We also took Madison and her cousin, Ali, to Sand Harbor for one of the special presentations of “The Tempest” for children. It’s a great opportunity – and free, although you do need to get tickets in advance. Plan to take the kids next year, as the last Young Shakespeare Program performance of the season is today at 10 a.m. in Truckee. More info is at laketahoeshakespeare.com.
I was expecting some form of Shakespeare-lite intent on appealing to the kid-cartoon generation, but I was pleased to hear the language intact. I’m sure the children in the audience followed the plot as well as I did. The play was much abbreviated, a concession to short attention spans, and Shakespeare’s wit came through loud and clear.

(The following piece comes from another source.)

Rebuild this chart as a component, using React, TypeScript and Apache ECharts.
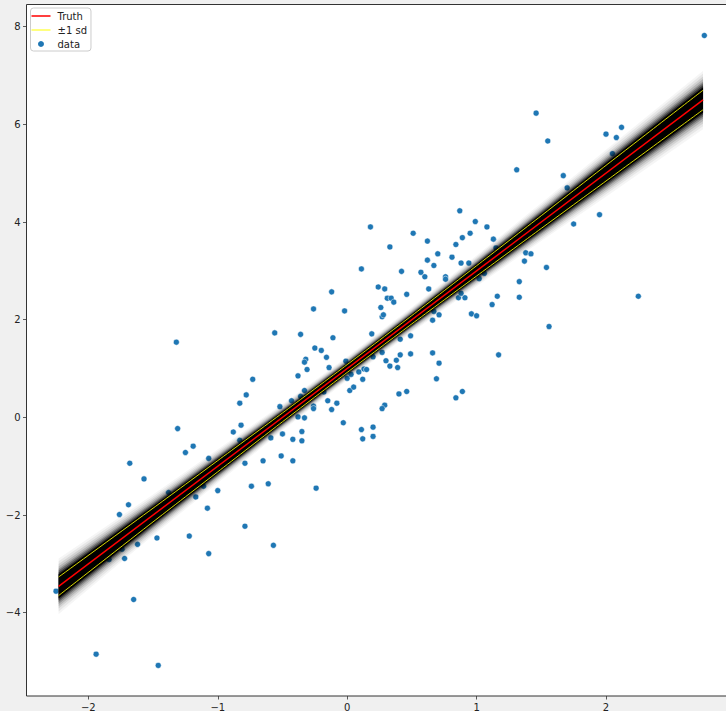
import React, { useEffect, useRef } from "react";
import * as echarts from "echarts";

// tick labels
const xTicks = [-2, -1, 0, 1, 2];
const yTicks = [-4, -2, 0, 2, 4, 6, 8];

const dataX = [
  -1.32, -0.56, -0.36, -0.11, -0.25, -0.2, -0.16, -0.32, -0.33, -0.14, -0.31, -0.73, -0.38, -0.01, 0.0, 0.02,
  -0.33, -0.36, -0.43, -0.78, -0.83, -0.52, -0.26, -0.26, -0.15, -0.18, -0.08, -0.12, -0.38, -0.33, -0.03, -0.82,
  -0.88, -1.31, -0.5, -0.35, -0.59, -0.42, -0.35, -0.83, -1.19, -1.25, -1.07, -0.51, -0.42, -0.65, -0.79, -1.68,
  -1.57, -0.74, -0.61, -0.24, -1.11, -1.0, -1.38, -1.17, -1.69, -1.76, -1.08, -0.79, -1.22, -1.47, -0.57, -1.07,
  -1.62, -1.74, -1.72, -1.84, -1.65, -2.25, -1.94, -1.46,
  0.18, 0.51, 0.62, 0.33, 0.7, 0.62, 0.67, 0.11, 0.42, 0.57, 0.6, 0.63, 0.24, 0.29, -0.12, 0.46,
  0.31, 0.34, 0.36, -0.26, -0.02, 0.26, 0.27, 0.28, 0.67, 0.71, 0.66, 0.19, 0.41, 0.49, 0.27, 0.3,
  0.33, 0.38, 0.41, 0.49, 0.39, 0.2, 0.13, 0.15, 0.09, 0.03, 0.12, 0.05, 0.66, 0.71, 0.69, 0.46,
  0.4, 0.29, 0.27, 0.11, 0.2, 0.12, 0.2,
  2.76, 1.46, 1.55, 2.0, 2.12, 2.08, 2.05, 1.31, 1.67, 1.7, 1.95, 1.75, 0.87, 0.99, 1.08, 0.95,
  0.89, 0.84, 1.13, 1.15, 0.81, 0.88, 0.94, 1.38, 1.42, 1.37, 1.54, 0.76, 0.76, 1.02, 1.06, 1.33,
  1.33, 1.16, 1.12, 0.91, 0.86, 0.88, 0.96, 1.0, 2.25, 1.56, 1.17, 0.89, 0.84,
];
const dataY = [
  1.54, 1.73, 1.7, 1.63, 1.42, 1.37, 1.23, 1.19, 1.13, 1.02, 0.98, 0.78, 0.85, 1.15, 0.8, 0.55,
  0.55, 0.43, 0.34, 0.46, 0.29, 0.22, 0.23, 0.18, 0.34, 0.52, 0.29, 0.16, 0.01, -0.01, -0.11, -0.16,
  -0.3, -0.23, -0.34, -0.29, -0.42, -0.45, -0.48, -0.47, -0.59, -0.72, -0.84, -0.79, -0.89, -0.89, -0.94, -0.94,
  -1.26, -1.41, -1.36, -1.45, -1.41, -1.5, -1.54, -1.63, -1.79, -1.99, -1.86, -2.23, -2.43, -2.47, -2.62, -2.79,
  -2.6, -2.7, -2.89, -2.91, -3.73, -3.56, -4.85, -5.08,
  3.9, 3.77, 3.61, 3.49, 3.35, 3.22, 3.11, 3.04, 2.99, 2.97, 2.88, 2.63, 2.67, 2.63, 2.57, 2.52,
  2.44, 2.44, 2.36, 2.22, 2.18, 2.25, 2.06, 2.1, 2.17, 2.1, 1.99, 1.71, 1.6, 1.67, 1.33, 1.16,
  1.05, 1.17, 1.28, 1.3, 1.02, 1.24, 0.99, 0.98, 0.93, 0.88, 0.78, 0.62, 1.32, 1.11, 0.79, 0.53,
  0.48, 0.25, 0.18, -0.25, -0.2, -0.44, -0.39,
  7.82, 6.23, 5.66, 5.8, 5.94, 5.73, 5.4, 5.07, 4.95, 4.7, 4.15, 3.96, 4.23, 4.01, 3.9, 3.77,
  3.68, 3.54, 3.65, 3.47, 3.28, 3.16, 3.16, 3.37, 3.35, 3.2, 3.07, 2.88, 2.83, 2.84, 2.95, 2.78,
  2.46, 2.48, 2.31, 2.45, 2.45, 2.54, 2.12, 2.08, 2.48, 1.86, 1.28, 0.53, 0.4,
];

// true line end points
const truthX = [-2.23, 2.75];
const truthY = [-3.46, 6.5];

// posterior mean and ±1 sd half-width along x
const bandX = [-2.23, -1.5, -1.0, -0.5, 0, 0.5, 1.0, 1.5, 2.0, 2.75];
const bandMean = [-3.46, -2.0, -1.0, 0.0, 1.0, 2.0, 3.0, 4.0, 5.0, 6.5];
const bandSd = [0.19, 0.14, 0.115, 0.09, 0.08, 0.085, 0.105, 0.13, 0.16, 0.2];

// shading layers of the sampled-line cloud (in sd units) and their opacities
const bandLevels = [3.0, 2.7, 2.4, 2.15, 1.9, 1.7, 1.5, 1.3];
const bandAlpha = [0.04, 0.06, 0.09, 0.13, 0.2, 0.3, 0.45, 1];

const FONT = "DejaVu Sans";
const fmt = (v: number) => (v < 0 ? "\u2212" + Math.abs(v) : String(v));

// legend line icons: thin bar inside a 19x6 box (tiny corner marks fix the bounds)
const lineIcon = (half: number) =>
  `path://M0 0h0.01v0.01h-0.01zM18.99 5.99h0.01v0.01h-0.01zM0 ${3 - half}H19V${3 + half}H0z`;

export default function App() {
  const ref = useRef<HTMLDivElement>(null);
  useEffect(() => {
    if (!ref.current) return;
    const chart = echarts.init(ref.current, null, { renderer: "svg" });
    const upper = bandX.map((x, j) => [x, bandMean[j] + bandSd[j]]);
    const lower = bandX.map((x, j) => [x, bandMean[j] - bandSd[j]]);
    const axisCommon = {
      type: "value",
      axisLine: { show: false, onZero: false },
      splitLine: { show: false },
    };
    chart.setOption({
      animation: false,
      backgroundColor: "#f0f0f0",
      grid: {
        left: 26.5,
        top: 4.5,
        width: 708.9,
        height: 691.5,
        show: true,
        backgroundColor: "#ffffff",
        borderColor: "#333",
        borderWidth: 1,
        containLabel: false,
        outerBoundsMode: "none",
      },
      legend: {
        left: 30.5,
        top: 8,
        orient: "vertical",
        selectedMode: false,
        data: [
          { name: "Truth", icon: lineIcon(0.75), itemStyle: { color: "#ff0000", borderWidth: 0, opacity: 1 } },
          { name: "±1 sd", icon: lineIcon(0.55), itemStyle: { color: "#ffff00", borderWidth: 0, opacity: 1 } },
          { name: "data", icon: "circle", itemStyle: { color: "#1f77b4", borderWidth: 0, opacity: 1 } },
        ],
        itemWidth: 19,
        itemHeight: 6,
        itemGap: 2,
        padding: [2, 4, 1, 1],
        backgroundColor: "rgba(255,255,255,0.8)",
        borderColor: "#cccccc",
        borderWidth: 1,
        borderRadius: 3,
        textStyle: { fontFamily: FONT, fontSize: 10, color: "#222", lineHeight: 12, padding: [0, 0, 0, 2] },
      },
      xAxis: {
        ...axisCommon,
        min: -2.478,
        max: 3.0,
        axisTick: { show: true, length: 3.5, lineStyle: { color: "#333", width: 0.8 }, customValues: xTicks },
        axisLabel: { customValues: xTicks, formatter: fmt, margin: 6, fontSize: 10, fontFamily: FONT, color: "#222" },
      },
      yAxis: {
        ...axisCommon,
        min: -5.706,
        max: 8.455,
        axisTick: { show: true, length: 3.5, lineStyle: { color: "#333", width: 0.8 }, customValues: yTicks },
        axisLabel: { customValues: yTicks, formatter: fmt, margin: 6, fontSize: 10, fontFamily: FONT, color: "#222" },
      },
      series: [
        {
          type: "scatter",
          name: "data",
          z: 2,
          symbol: "circle",
          symbolSize: 6,
          itemStyle: { color: "#1f77b4", opacity: 1, borderColor: "#ffffff", borderWidth: 0.5 },
          data: dataX.map((x, i) => [x, dataY[i]]),
        },
        {
          type: "custom",
          z: 3,
          silent: true,
          data: bandLevels.map((k, i) => [0, 0, i]),
          encode: { x: 0, y: 1 },
          renderItem: (params: any, api: any) => {
            const i = api.value(2);
            const k = bandLevels[i];
            const up = bandX.map((x, j) => api.coord([x, bandMean[j] + k * bandSd[j]]));
            const lo = bandX.map((x, j) => api.coord([x, bandMean[j] - k * bandSd[j]])).reverse();
            return {
              type: "polygon",
              shape: { points: up.concat(lo) },
              style: { fill: `rgba(0,0,0,${bandAlpha[i]})` },
            };
          },
        },
        {
          type: "line",
          name: "±1 sd",
          z: 4,
          symbol: "none",
          smooth: 0.2,
          lineStyle: { color: "#d8d800", width: 1 },
          itemStyle: { color: "#ffff00" },
          data: upper,
        },
        {
          type: "line",
          name: "±1 sd",
          z: 4,
          symbol: "none",
          smooth: 0.2,
          lineStyle: { color: "#d8d800", width: 1 },
          itemStyle: { color: "#ffff00" },
          data: lower,
        },
        {
          type: "line",
          name: "Truth",
          z: 5,
          symbol: "none",
          lineStyle: { color: "#ff0000", width: 1.5 },
          itemStyle: { color: "#ff0000" },
          data: truthX.map((x, i) => [x, truthY[i]]),
        },
      ],
    });
    return () => chart.dispose();
  }, []);
  return (
    <div
      ref={ref}
      style={{ position: "fixed", left: 0, top: 0, width: 726, height: 711, background: "#f0f0f0" }}
    />
  );
}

We spent the rest of the day swimming in Lake Tahoe, then headed for San Francisco for a couple of days to ride cable cars and visit the sea lions at Pier 39.
Having the time to enjoy Carson City, eat in the local restaurants, take in the sights, and make a few side trips is a great reminder of why it’s such a pleasant place to live.
Except when trying to cross Carson Street, at least until they start mass-producing those flying bicycles.